On Fri, 4 Oct 2024 at 06:56, Timon Gehr via Digitalmars-d <digitalmars-d@puremagic.com> wrote:
On 10/3/24 17:47, Walter Bright wrote:
>
> __rvalue() is not a move, it just guides the overload resolution to the
> move constructor/assignment. It's a hint.

It has to be a move though. An rvalue is owned, an lvalue is not.
Whenever an lvalue goes into an rvalue, it is either copy or move.

If `__rvalue` is just some sort of ad-hoc type-punning operation
exclusively for overload resolution, it will often copy the argument,
unless your intention is to force it to be consumed by a function that
is implicitly `@move` (such as a move constructor or a move assignment).

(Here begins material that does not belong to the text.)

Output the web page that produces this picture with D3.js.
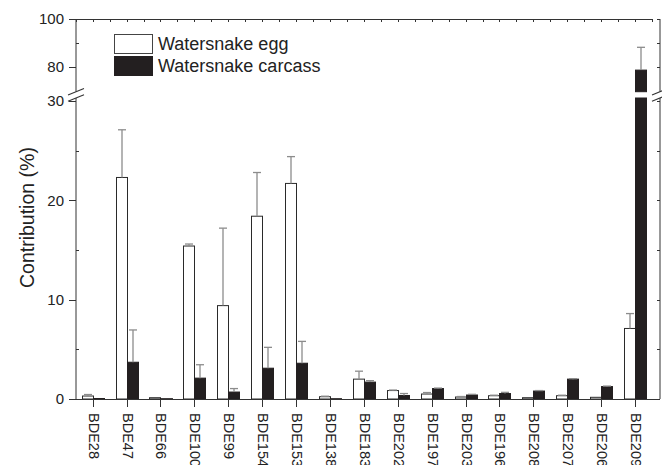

Yes, exactly... __rvalue() must be SOME KIND of move; it is explicitly taking ownership away from the owner, and handing it to some new owner.
The thing about __rvalue() is that you will hide it inside some function, like `T move(ref T t) => __rvalue(t)`
That encapsulates the ownership transfer, and separates the visibility of the ownership transfer from the calling scope where that information is needed.
Maybe you should reserve the name `move` and make it an error for a user to produce any declaration with that name? That might avoid your surprise overload issue?